5. Inefficient protection on mobile devices

 

While the use of smartphones, tablets, and laptops in the workplace may have increased employee flexibility and productivity, it also poses a growing risk to information security.

 

The reason for this is simple: as corporate access points increase, keeping track of the vectors of vulnerability becomes an increasingly complex task.

 

And these multiple access points can serve as gateways to attacks on the corporate network.

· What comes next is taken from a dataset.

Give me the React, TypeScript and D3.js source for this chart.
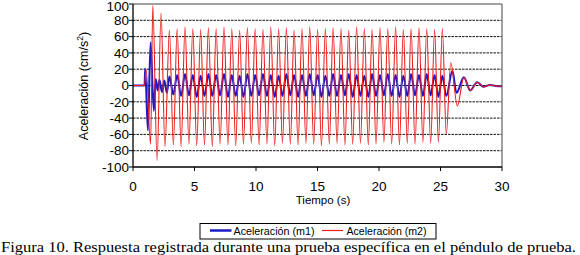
import React from "react";
import * as d3 from "d3";

// ---- data ----
const xTicks = [0, 5, 10, 15, 20, 25, 30];
const yTicks = [-100, -80, -60, -40, -20, 0, 20, 40, 60, 80, 100];
const gridValues = [-80, -60, -40, -20, 0, 20, 40, 60, 80];

// Aceleración (m2) – extrema of the red trace
const m2Times = [
  0, 0.94, 1.07, 1.43, 1.61, 1.96, 2.28, 2.6,
  2.96, 3.28, 3.59, 3.91, 4.23, 4.55, 4.86, 5.18, 5.5, 5.81, 6.13, 6.45,
  6.76, 7.08, 7.4, 7.72, 8.03, 8.35, 8.67, 8.98, 9.3, 9.62, 9.93, 10.25,
  10.57, 10.89, 11.2, 11.52, 11.84, 12.15, 12.47, 12.79, 13.1, 13.42,
  13.74, 14.06, 14.37, 14.69, 15.01, 15.32, 15.64, 15.96, 16.27, 16.59,
  16.91, 17.23, 17.54, 17.86, 18.18, 18.49, 18.81, 19.13, 19.44, 19.76,
  20.08, 20.4, 20.71, 21.03, 21.35, 21.66, 21.98, 22.3, 22.61, 22.93,
  23.25, 23.57, 23.88, 24.2, 24.52, 24.83, 25.15, 25.47,
  25.83, 26.37, 26.9, 27.42, 27.98, 28.5, 29.0, 29.5, 30,
];
const m2Values = [
  0, 0, 20, -72, 98, -92, 89, -75,
  68, -73, 70, -75, 72, -72, 70, -74, 69, -73, 71, -75,
  70, -72, 72, -73, 70, -74, 68, -72, 71, -71, 70, -73,
  69, -72, 72, -74, 70, -71, 71, -72, 68, -73,
  70, -71, 72, -72, 69, -74, 70, -72, 71, -71,
  70, -73, 68, -72, 72, -71, 70, -73, 69, -72,
  71, -70, 70, -72, 72, -73, 69, -71, 70, -72,
  71, -70, 70, -71, 69, -70, 70, -60,
  28, -25, 10, -6, 4, -1.5, 0.5, -0.5, -1,
];

// Aceleración (m1) – extrema of the blue trace
const m1Times = [
  0, 0.94, 0.99, 1.21, 1.43, 1.69, 1.85, 2.0, 2.15, 2.35, 2.55, 2.75,
  2.96, 3.28, 3.59, 3.91, 4.23, 4.55, 4.86, 5.18, 5.5, 5.81, 6.13, 6.45,
  6.76, 7.08, 7.4, 7.72, 8.03, 8.35, 8.67, 8.98, 9.3, 9.62, 9.93, 10.25,
  10.57, 10.89, 11.2, 11.52, 11.84, 12.15, 12.47, 12.79, 13.1, 13.42,
  13.74, 14.06, 14.37, 14.69, 15.01, 15.32, 15.64, 15.96, 16.27, 16.59,
  16.91, 17.23, 17.54, 17.86, 18.18, 18.49, 18.81, 19.13, 19.44, 19.76,
  20.08, 20.4, 20.71, 21.03, 21.35, 21.66, 21.98, 22.3, 22.61, 22.93,
  23.25, 23.57, 23.88, 24.2, 24.52, 24.83, 25.15, 25.47,
  25.97, 26.3, 26.9, 27.42, 27.98, 28.5, 29.0, 29.5, 30,
];
const m1Values = [
  0, 0, 21, -55, 53, -31, 8, -6, 7, -8, 6, -9,
  11, -11, 13, -13, 14, -12, 13, -14, 12, -13, 14, -13,
  13, -12, 14, -14, 13, -13, 12, -14, 14, -13, 13, -12,
  14, -13, 13, -14, 12, -13, 14, -12, 13, -14,
  13, -13, 14, -12, 13, -14, 12, -13, 14, -13,
  13, -12, 14, -14, 13, -13, 12, -14, 14, -13,
  13, -12, 14, -13, 13, -14, 12, -13, 14, -12,
  13, -13, 14, -12, 13, -14, 12, -13,
  18, -9, 10, -6, 4, -1.5, 0.5, -0.5, -1,
];

const legendLabels = ["Aceleración (m1)", "Aceleración (m2)"];
const caption =
  "Figura 10. Respuesta registrada durante una prueba específica en el péndulo de prueba.";

const BLUE = "#1a1ac8";
const RED = "#ee1c1c";
const SANS = "'Liberation Sans', Arial, sans-serif";
const SERIF = "'Liberation Serif', 'Times New Roman', serif";

export default function App() {
  const W = 580;
  const H = 255;
  const x = d3.scaleLinear().domain([0, 30]).range([133, 502]);
  const y = d3.scaleLinear().domain([-100, 100]).range([167, 4]);

  const line = d3
    .line<[number, number]>()
    .x((d) => x(d[0]))
    .y((d) => y(d[1]))
    .curve(d3.curveMonotoneX);

  const m1 = m1Times.map((t, i) => [t, m1Values[i]] as [number, number]);
  const m2 = m2Times.map((t, i) => [t, m2Values[i]] as [number, number]);

  const [x0, x1] = x.range();
  const [yb, yt] = y.range();

  return (
    <svg
      width={W}
      height={H}
      style={{ position: "absolute", left: 0, top: 0, background: "#fff" }}
    >
      <rect x={0} y={0} width={W} height={H} fill="#fff" />
      {/* grid */}
      {gridValues.map((v) => (
        <line
          key={"g" + v}
          x1={x0}
          x2={x1}
          y1={y(v)}
          y2={y(v)}
          stroke="#111"
          strokeWidth={1}
          strokeDasharray="2.5,1"
        />
      ))}
      {/* frame top/right */}
      <line x1={x0} x2={x1} y1={yt} y2={yt} stroke="#808080" strokeWidth={1.5} />
      <line x1={x1} x2={x1} y1={yt} y2={yb} stroke="#808080" strokeWidth={1.5} />

      {/* series */}
      <path d={line(m1) || ""} fill="none" stroke={BLUE} strokeWidth={2} />
      <path d={line(m2) || ""} fill="none" stroke={RED} strokeWidth={1.1} />

      {/* axes */}
      <line x1={x0} x2={x0} y1={yt} y2={yb} stroke="#000" strokeWidth={1.3} />
      <line x1={x0} x2={x1} y1={yb} y2={yb} stroke="#000" strokeWidth={1.3} />
      {yTicks.map((v) => (
        <g key={"yt" + v}>
          <line x1={x0 - 4} x2={x0} y1={y(v)} y2={y(v)} stroke="#000" strokeWidth={1} />
          <text
            x={x0 - 4}
            y={Math.max(y(v), 6.5)}
            dy="0.35em"
            textAnchor="end"
            fontFamily={SANS}
            fontSize={13.5}
            fill="#000"
          >
            {v}
          </text>
        </g>
      ))}
      {xTicks.map((v) => (
        <g key={"xt" + v}>
          <line x1={x(v)} x2={x(v)} y1={yb} y2={yb + 4} stroke="#000" strokeWidth={1} />
          <text
            x={x(v)}
            y={191}
            textAnchor="middle"
            fontFamily={SANS}
            fontSize={13.5}
            fill="#000"
          >
            {v}
          </text>
        </g>
      ))}
      {/* axis titles */}
      <text
        x={323}
        y={203.5}
        textAnchor="middle"
        fontFamily={SANS}
        fontSize={11.5}
        fill="#000"
      >
        Tiempo (s)
      </text>
      <text
        transform="translate(88,86) rotate(-90)"
        textAnchor="middle"
        fontFamily={SANS}
        fontSize={12.5}
        fill="#000"
      >
        Aceleración (cm/s
        <tspan fontSize={8.5} dy={-5}>
          2
        </tspan>
        <tspan dy={5}>)</tspan>
      </text>

      {/* legend */}
      <rect x={200} y={223.5} width={236} height={15.5} fill="#fff" stroke="#000" strokeWidth={1} />
      <line x1={210} x2={231.5} y1={230.5} y2={230.5} stroke={BLUE} strokeWidth={2.5} />
      <text x={233.5} y={234.5} fontFamily={SANS} fontSize={10} textLength={81} lengthAdjust="spacingAndGlyphs">
        {legendLabels[0]}
      </text>
      <line x1={322} x2={343} y1={230.5} y2={230.5} stroke={RED} strokeWidth={1.2} />
      <text x={346.5} y={234.5} fontFamily={SANS} fontSize={10} textLength={80} lengthAdjust="spacingAndGlyphs">
        {legendLabels[1]}
      </text>

      {/* caption */}
      <text
        x={1}
        y={251.5}
        fontFamily={SERIF}
        fontSize={15.5}
        fill="#000"
        textLength={575}
        lengthAdjust="spacingAndGlyphs"
      >
        {caption}
      </text>
    </svg>
  );
}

One possible route of entry, for example, is to use smartphones or USB devices to gain access to desktops and the business network via Wi-Fi.

 

In this case, it is imperative that companies also extend their security policies to the mobile devices used by employees, setting password and locking controls, adopting defense technologies, and even monitoring the reputation of certain mobile devices and applications.

 

6. Invasions and external attacks

 

When a user uses his or her organization's network to download, click on malicious links, or even open phishing emails, it is contributing to the entry of malware and other types of virtual traps into the system.

 

In addition, business devices that are not properly protected by antivirus, firewalls, and cryptographic applications are more vulnerable to intrusions and external attacks.

 

An example of an attack, though not as common, is CRLF Injection. Basically, it consists of inserting a CRLF sequence at the end of an HTTP line, allowing the attacker to manipulate the functions of a web application. This includes: getting access to the user's browser, removing pages from the air and performing cross-site scripting, for example.

 

Cross-site scripting (XXS), in turn, is a vulnerability caused by failures in user input parameters and in the application server response on the web. In practice, an attacker runs their code inside the company's website, and can modify HTML document sessions, steal user accounts and control the victim's browser, among other possibilities.

 

Therefore, to ensure the security of the business system, you can follow some guidelines:

 

- develop a robust protection strategy that applies to the organization as a whole;

 

- demonstrate to the business sector the strategic importance of addressing sensitive data with the right technologies, procedures and policies, as well as producing reports;

 

- upgrade the IT industry and consider hiring experts who can handle the latest threats to the infrastructure and security of the enterprise system.